Treat this like a drain-line problem, not a toilet problem. Start with the safest checks: confirm whether the shower is slow, whether the toilet bubbles or nearly overflows, and whether any lower drain in the house is backing up too. Reality check: if one fixture makes another fixture react, you are usually dealing with a shared drain path. Common wrong move: flushing again and again to 'test it' after the bowl already rose.
Don’t start with: Do not start by replacing toilet parts. The toilet fill valve, flapper, and tank parts do not cause the bowl water to rise when another fixture drains.
The bowl level climbs, may bubble, then slowly drops back after the shower is off.

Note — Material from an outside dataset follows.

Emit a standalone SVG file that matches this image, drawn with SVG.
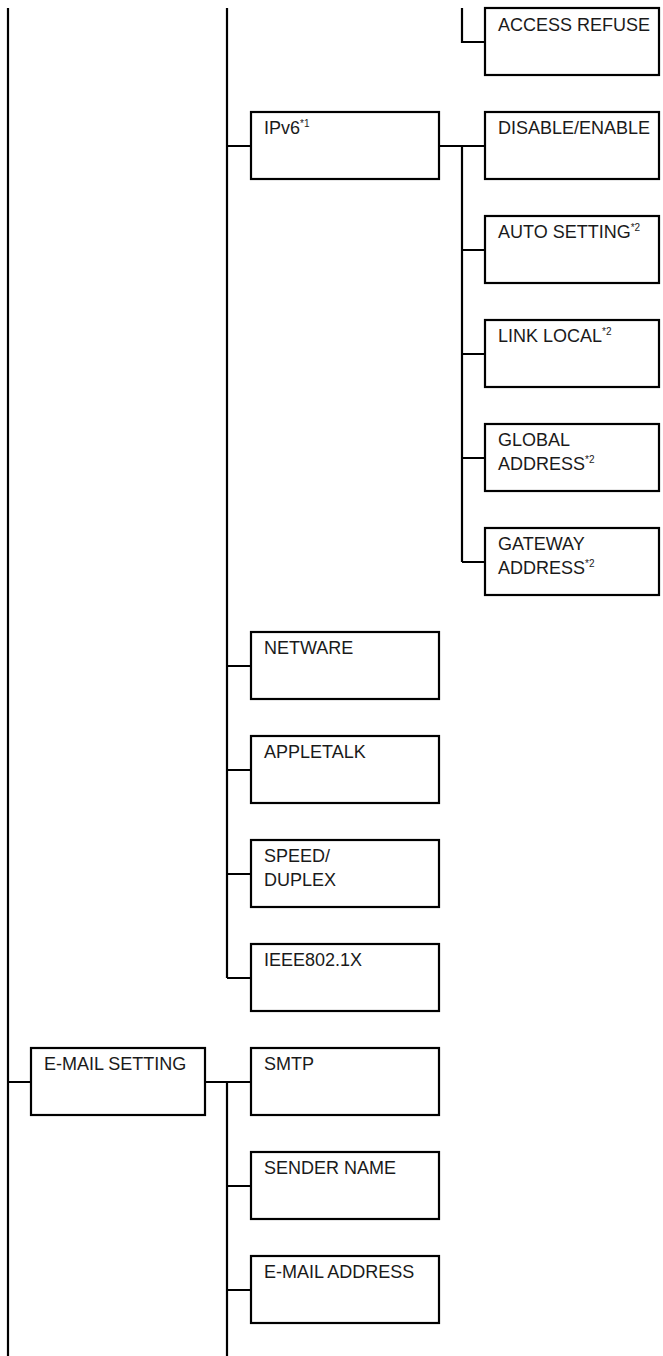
<svg xmlns="http://www.w3.org/2000/svg" width="663" height="1356" viewBox="0 0 663 1356">
<style>
.box{fill:#fff;stroke:#000;stroke-width:2.2}
.ln{fill:none;stroke:#000;stroke-width:2.2}
.t{font-family:"Liberation Sans",Arial,sans-serif;font-size:18px;fill:#1a1a1a}
.sup{font-size:10px}
</style>
<rect width="663" height="1356" fill="#fff"/>
<g id="connectors">
<path class="ln" d="M8 8V1356M8 1082H31"/>
<path class="ln" d="M227 8V978M227 146H251M227 666H251M227 770H251M227 874H251M227 978H251"/>
<path class="ln" d="M205 1082H251M227 1082V1356M227 1186H251M227 1290H251"/>
<path class="ln" d="M462 8V42H485"/>
<path class="ln" d="M439 146H485M462 146V562M462 250H485M462 354H485M462 458H485M462 562H485"/>
</g>
<g id="access-refuse"><rect class="box" x="485" y="8" width="174" height="67"/><text class="t" x="498" y="31">ACCESS REFUSE</text></g>
<g id="ipv6"><rect class="box" x="251" y="112" width="188" height="67"/><text class="t" x="264" y="134">IPv6<tspan class="sup" dy="-7">*1</tspan></text></g>
<g id="disable-enable"><rect class="box" x="485" y="112" width="174" height="67"/><text class="t" x="498" y="134">DISABLE/ENABLE</text></g>
<g id="auto-setting"><rect class="box" x="485" y="216" width="174" height="67"/><text class="t" x="498" y="238">AUTO SETTING<tspan class="sup" dy="-7">*2</tspan></text></g>
<g id="link-local"><rect class="box" x="485" y="320" width="174" height="67"/><text class="t" x="498" y="342">LINK LOCAL<tspan class="sup" dy="-7">*2</tspan></text></g>
<g id="global-address"><rect class="box" x="485" y="424" width="174" height="67"/><text class="t" x="498" y="446">GLOBAL</text><text class="t" x="498" y="470">ADDRESS<tspan class="sup" dy="-7">*2</tspan></text></g>
<g id="gateway-address"><rect class="box" x="485" y="528" width="174" height="67"/><text class="t" x="498" y="550">GATEWAY</text><text class="t" x="498" y="574">ADDRESS<tspan class="sup" dy="-7">*2</tspan></text></g>
<g id="netware"><rect class="box" x="251" y="632" width="188" height="67"/><text class="t" x="264" y="654">NETWARE</text></g>
<g id="appletalk"><rect class="box" x="251" y="736" width="188" height="67"/><text class="t" x="264" y="758">APPLETALK</text></g>
<g id="speed-duplex"><rect class="box" x="251" y="840" width="188" height="67"/><text class="t" x="264" y="862">SPEED/</text><text class="t" x="264" y="886">DUPLEX</text></g>
<g id="ieee8021x"><rect class="box" x="251" y="944" width="188" height="67"/><text class="t" x="264" y="966">IEEE802.1X</text></g>
<g id="email-setting"><rect class="box" x="31" y="1048" width="174" height="67"/><text class="t" x="44" y="1070">E-MAIL SETTING</text></g>
<g id="smtp"><rect class="box" x="251" y="1048" width="188" height="67"/><text class="t" x="264" y="1070">SMTP</text></g>
<g id="sender-name"><rect class="box" x="251" y="1152" width="188" height="67"/><text class="t" x="264" y="1174">SENDER NAME</text></g>
<g id="email-address"><rect class="box" x="251" y="1256" width="188" height="67"/><text class="t" x="264" y="1278">E-MAIL ADDRESS</text></g>
</svg>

Start here: Start with a partial clog in the shared bathroom drain line.
Water stands in the shower pan or tub, and the toilet gurgles or rises within seconds.
Start here: The blockage is usually close to those fixtures, not out at the street.

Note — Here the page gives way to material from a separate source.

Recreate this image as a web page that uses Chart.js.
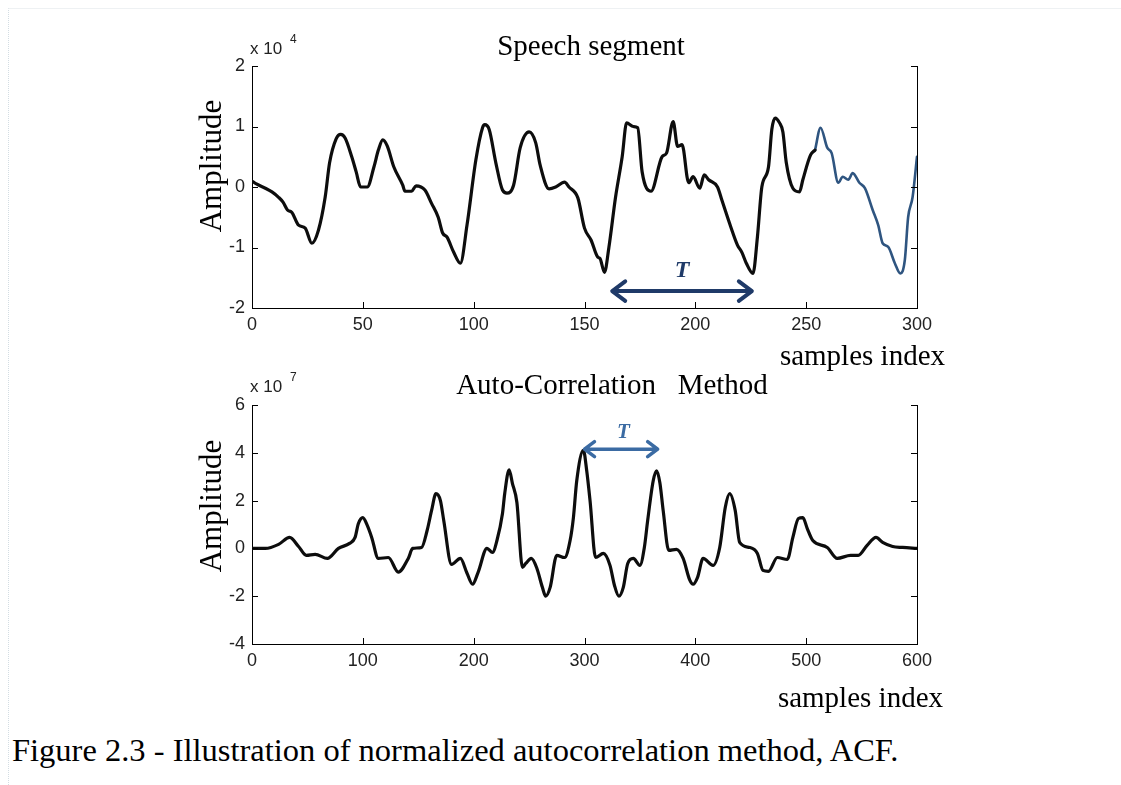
<!DOCTYPE html>
<html>
<head>
<meta charset="utf-8">
<script src="https://cdn.jsdelivr.net/npm/chart.js@4.4.1/dist/chart.umd.min.js"></script>
<style>
  html, body { margin: 0; padding: 0; background: #fff; }
  #page { position: relative; width: 1121px; height: 785px; overflow: hidden; }
  #frame { position: absolute; left: 8px; top: 8px; right: -2px; bottom: -2px; border-left: 1px dotted #d3dde3; border-top: 1px solid #eef1f3; }
  canvas { position: absolute; left: 0; }
  #top { top: 0; }
  #bottom { top: 360px; }
  #caption { position: absolute; left: 12px; top: 732px; font: 32.5px "Liberation Serif", serif; line-height: 36px; color: #000; white-space: nowrap; }
</style>
</head>
<body>
<div id="page">
  <div id="frame"></div>
  <canvas id="top" width="1121" height="372"></canvas>
  <canvas id="bottom" width="1121" height="355"></canvas>
  <div id="caption">Figure 2.3 - Illustration of normalized autocorrelation method, ACF.</div>
</div>
<script>
// speech segment, amplitude in units of 10^4
const speechIdx = [0, 2, 6, 9, 12, 14, 16, 18, 21, 24, 27, 30, 33, 35, 38, 40, 42, 45, 47, 49, 52, 55, 57, 59, 61, 64, 68, 69, 72, 74, 78, 81, 84, 86, 88, 91, 94, 97, 101, 104, 105, 107, 110, 113, 115, 118, 121, 125, 128, 130, 134, 137, 141, 143, 147, 150, 153, 156, 157, 159, 161, 164, 167, 169, 172, 174, 176, 180, 185, 187, 190, 192, 194, 197, 199, 202, 204, 206, 210, 212, 216, 219, 221, 223, 226, 228, 230, 233, 234.5, 236, 238, 239.5, 241, 244, 247, 248.5, 252, 254, 256.5, 259.5, 261.5, 264.5, 266.5, 269, 271, 274, 276.5, 280, 282.5, 284.5, 287, 290, 292.5, 294.5, 296, 298, 300];
const speechAmp = [0.1, 0.05, -0.02, -0.08, -0.17, -0.25, -0.38, -0.42, -0.63, -0.68, -0.93, -0.71, -0.17, 0.4, 0.8, 0.87, 0.81, 0.5, 0.25, 0, 0, 0.33, 0.61, 0.78, 0.68, 0.33, 0.03, -0.07, -0.07, 0.02, -0.05, -0.27, -0.5, -0.76, -0.83, -1.08, -1.26, -0.63, 0.45, 0.98, 1.03, 0.95, 0.4, -0.05, -0.1, 0.03, 0.65, 0.91, 0.73, 0.36, -0.03, 0, 0.08, 0, -0.18, -0.68, -0.88, -1.16, -1.18, -1.41, -1.0, -0.17, 0.5, 1.06, 1.0, 0.98, 0.25, -0.07, 0.5, 0.56, 1.08, 0.67, 0.7, 0.07, 0.17, -0.02, 0.2, 0.12, 0, -0.22, -0.66, -0.96, -1.08, -1.26, -1.43, -0.83, 0, 0.33, 0.95, 1.14, 1.06, 0.91, 0.41, -0.02, -0.08, 0.12, 0.53, 0.61, 0.98, 0.65, 0.56, 0.07, 0.17, 0.12, 0.23, 0.07, -0.02, -0.38, -0.63, -0.93, -0.99, -1.26, -1.43, -1.21, -0.5, -0.17, 0.5];
const blueFrom = 254; // from here on the segment is drawn in blue

// auto-correlation, units of 10^7
const lagIdx = [0, 12, 24, 34, 42, 49, 57, 68, 78, 88, 93, 96, 100, 104, 108, 114, 123, 132, 141, 145, 153, 158, 162, 166, 170, 173, 180, 188, 194, 199, 204, 212, 217, 221, 226, 228, 232, 235, 239, 244, 247, 252, 257, 262, 265, 269, 275, 282, 287, 290, 293, 299, 302, 305, 310, 317, 323, 327, 331, 335, 339, 344, 350, 354, 357, 362, 365, 368, 371, 376, 383, 389, 395, 398, 402, 407, 416, 422, 427, 431, 436, 440, 449, 456, 461, 466, 474, 483, 488, 493, 497, 501, 506, 519, 528, 540, 547, 555, 563, 569, 578, 587, 600];
const acfVal = [0, 0, 0.17, 0.46, 0.08, -0.29, -0.25, -0.42, 0, 0.21, 0.46, 1.04, 1.29, 0.96, 0.46, -0.42, -0.38, -0.99, -0.42, 0, 0.04, 0.75, 1.58, 2.29, 2.0, 1.17, -0.67, -0.42, -1.04, -1.5, -1.0, 0, -0.17, 0.33, 1.46, 2.29, 3.29, 2.71, 1.92, -0.79, -0.63, -0.42, -0.83, -1.63, -2.0, -1.63, -0.29, -0.38, 0.33, 1.29, 2.83, 4.1, 3.25, 2.0, -0.38, -0.21, -0.71, -1.54, -2.0, -1.63, -0.63, -0.42, -0.71, 0.04, 1.17, 2.83, 3.25, 2.75, 1.58, -0.08, -0.04, -0.42, -1.33, -1.5, -1.21, -0.42, -0.71, 0.04, 1.71, 2.29, 1.58, 0.25, 0.04, -0.21, -0.92, -0.96, -0.38, -0.46, 0.46, 1.25, 1.29, 0.83, 0.33, 0.04, -0.42, -0.29, -0.29, 0.13, 0.46, 0.25, 0.08, 0.04, 0];

// one pitch period T marked on each plot
const speechPeriod = [162.5, 225.5];
const acfPeriod = [300, 366];

const toPoints = (xs, ys) => xs.map((v, i) => ({ x: v, y: ys[i] }));
const speechPts = toPoints(speechIdx, speechAmp);
const acfPts = toPoints(lagIdx, acfVal);

const tickFont = { family: '"Liberation Sans", Arial, sans-serif', size: 18 };
const serif = '"Liberation Serif", "Times New Roman", serif';

// matlab style: inward ticks, period arrow and the labels around the axes
const figurePlugin = {
	id: "figure",
	afterDraw(chart, args, o) {
		const ctx = chart.ctx;
		const { left, right, bottom } = chart.chartArea;
		const xs = chart.scales.x;
		const ys = chart.scales.y;
		ctx.save();

		ctx.strokeStyle = "#000";
		ctx.lineWidth = 1;
		ctx.beginPath();
		xs.ticks.forEach((t) => {
			const px = Math.round(xs.getPixelForValue(t.value)) + 0.5;
			ctx.moveTo(px, bottom);
			ctx.lineTo(px, bottom - 6);
		});
		ys.ticks.forEach((t) => {
			const py = Math.round(ys.getPixelForValue(t.value)) + 0.5;
			ctx.moveTo(left, py);
			ctx.lineTo(left + 6, py);
			ctx.moveTo(right, py);
			ctx.lineTo(right - 6, py);
		});
		ctx.stroke();

		// period arrow
		const a = o.arrow;
		const x1 = xs.getPixelForValue(a.span[0]);
		const x2 = xs.getPixelForValue(a.span[1]);
		const ay = ys.getPixelForValue(a.level);
		ctx.strokeStyle = a.color;
		ctx.lineWidth = a.width;
		ctx.lineCap = "round";
		ctx.lineJoin = "round";
		ctx.beginPath();
		ctx.moveTo(x1 + 2, ay);
		ctx.lineTo(x2 - 2, ay);
		ctx.moveTo(x1 + a.head, ay - a.head * 0.75);
		ctx.lineTo(x1, ay);
		ctx.lineTo(x1 + a.head, ay + a.head * 0.75);
		ctx.moveTo(x2 - a.head, ay - a.head * 0.75);
		ctx.lineTo(x2, ay);
		ctx.lineTo(x2 - a.head, ay + a.head * 0.75);
		ctx.stroke();
		ctx.fillStyle = a.color;
		ctx.font = "italic bold " + a.fontSize + "px " + serif;
		ctx.textAlign = "center";
		ctx.textBaseline = "middle";
		ctx.fillText("T", xs.getPixelForValue(a.labelAt[0]), ys.getPixelForValue(a.labelAt[1]));

		// title
		ctx.fillStyle = "#000";
		ctx.font = "29px " + serif;
		ctx.fillText(o.title, o.titlePos[0], o.titlePos[1]);

		// exponent label
		ctx.fillStyle = "#222";
		ctx.textAlign = "left";
		ctx.font = "17px " + tickFont.family;
		ctx.fillText("x 10", o.expPos[0], o.expPos[1]);
		ctx.font = "12px " + tickFont.family;
		ctx.fillText(o.exponent, o.expPos[0] + 40, o.expPos[1] - 9);

		// x label
		ctx.fillStyle = "#000";
		ctx.font = "29px " + serif;
		ctx.textAlign = "right";
		ctx.fillText("samples index", o.xlabelPos[0], o.xlabelPos[1]);

		// y label
		ctx.translate(o.ylabelPos[0], o.ylabelPos[1]);
		ctx.rotate(-Math.PI / 2);
		ctx.textAlign = "center";
		ctx.font = "31px " + serif;
		ctx.fillText("Amplitude", 0, 0);
		ctx.restore();
	},
};

function makePlot(id, datasets, xr, yr, area, fig) {
	const canvas = document.getElementById(id);
	return new Chart(canvas, {
		type: "line",
		data: { datasets: datasets },
		plugins: [figurePlugin],
		options: {
			responsive: false,
			animation: false,
			devicePixelRatio: 1,
			layout: { padding: { top: area.top, right: 1121 - area.right, bottom: 0, left: 0 } },
			plugins: {
				legend: { display: false },
				tooltip: { enabled: false },
				figure: fig,
			},
			elements: {
				point: { radius: 0 },
				line: { borderWidth: 3.2, cubicInterpolationMode: "monotone", borderCapStyle: "round", borderJoinStyle: "round" },
			},
			scales: {
				x: {
					type: "linear",
					min: xr[0],
					max: xr[1],
					ticks: { stepSize: xr[2], font: tickFont, color: "#222", padding: 6, maxRotation: 0 },
					grid: { display: false, drawTicks: false },
					border: { color: "#000", width: 1 },
					afterFit: (s) => { s.height = canvas.height - area.bottom; },
				},
				y: {
					min: yr[0],
					max: yr[1],
					ticks: { stepSize: yr[2], font: tickFont, color: "#222", padding: 7 },
					grid: { display: false, drawTicks: false },
					border: { color: "#000", width: 1 },
					afterFit: (s) => { s.width = area.left; },
				},
				y2: {
					position: "right",
					min: yr[0],
					max: yr[1],
					ticks: { display: false },
					grid: { display: false, drawTicks: false },
					border: { color: "#000", width: 1 },
					afterFit: (s) => { s.width = 0; },
				},
			},
		},
	});
}

makePlot(
	"top",
	[
		{ data: speechPts.filter((p) => p.x <= blueFrom), borderColor: "#0d0d0d" },
		{ data: speechPts.filter((p) => p.x >= blueFrom), borderColor: "#2f5580", borderWidth: 2.6 },
	],
	[0, 300, 50],
	[-2, 2, 1],
	{ left: 252, right: 917, top: 66, bottom: 308 },
	{
		title: "Speech segment",
		titlePos: [591, 47],
		exponent: "4",
		expPos: [250, 49],
		xlabelPos: [945, 357],
		ylabelPos: [213, 166],
		arrow: { span: speechPeriod, level: -1.72, color: "#1f3a68", width: 4, head: 13, labelAt: [194, -1.38], fontSize: 24 },
	}
);

makePlot(
	"bottom",
	[{ data: acfPts, borderColor: "#0d0d0d" }],
	[0, 600, 100],
	[-4, 6, 2],
	{ left: 252, right: 917, top: 45, bottom: 284 },
	{
		title: "Auto-Correlation   Method",
		titlePos: [612, 26],
		exponent: "7",
		expPos: [250, 27],
		xlabelPos: [943, 339],
		ylabelPos: [213, 146],
		arrow: { span: acfPeriod, level: 4.15, color: "#3b6ba3", width: 3.5, head: 10, labelAt: [335, 4.85], fontSize: 21 },
	}
);
</script>
</body>
</html>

A lower drain, floor drain, or another toilet also shows backup when water runs.
Start here: Think main sewer line trouble and stop using water early.
The shower seems to drain, but the toilet bubbles and you notice sewer smell or repeated trap noise.

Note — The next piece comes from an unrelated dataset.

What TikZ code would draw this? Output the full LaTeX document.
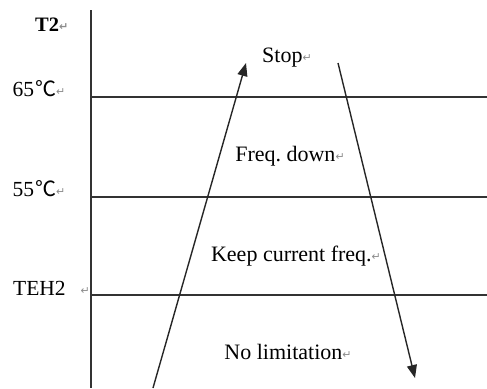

Start here: A vent restriction moves up the list, though a partial clog can still mimic it.
This is the most common pattern. Shower water hits a narrowed section, compresses air, and the toilet bowl level rises because that branch cannot move flow normally.
Quick check: Run the shower for a minute without flushing. If the shower drains slowly, the toilet bubbles, or the bowl rises and then falls, suspect the local branch first.
If the branch line cannot empty because the main line is restricted, the bathroom may show the first warning when the shower adds steady flow.
Quick check: Check the lowest drain in the house, a basement floor drain, or a lower-level toilet while someone briefly runs water upstairs.
A vent problem can make traps gurgle and bowl levels move because the drain line cannot pull air normally. It is less common than a clog but worth considering when drainage is otherwise fairly normal.
Quick check: Listen for repeated gurgling with no obvious standing water in the shower and note whether the problem happens in windy, leafy, or freezing conditions.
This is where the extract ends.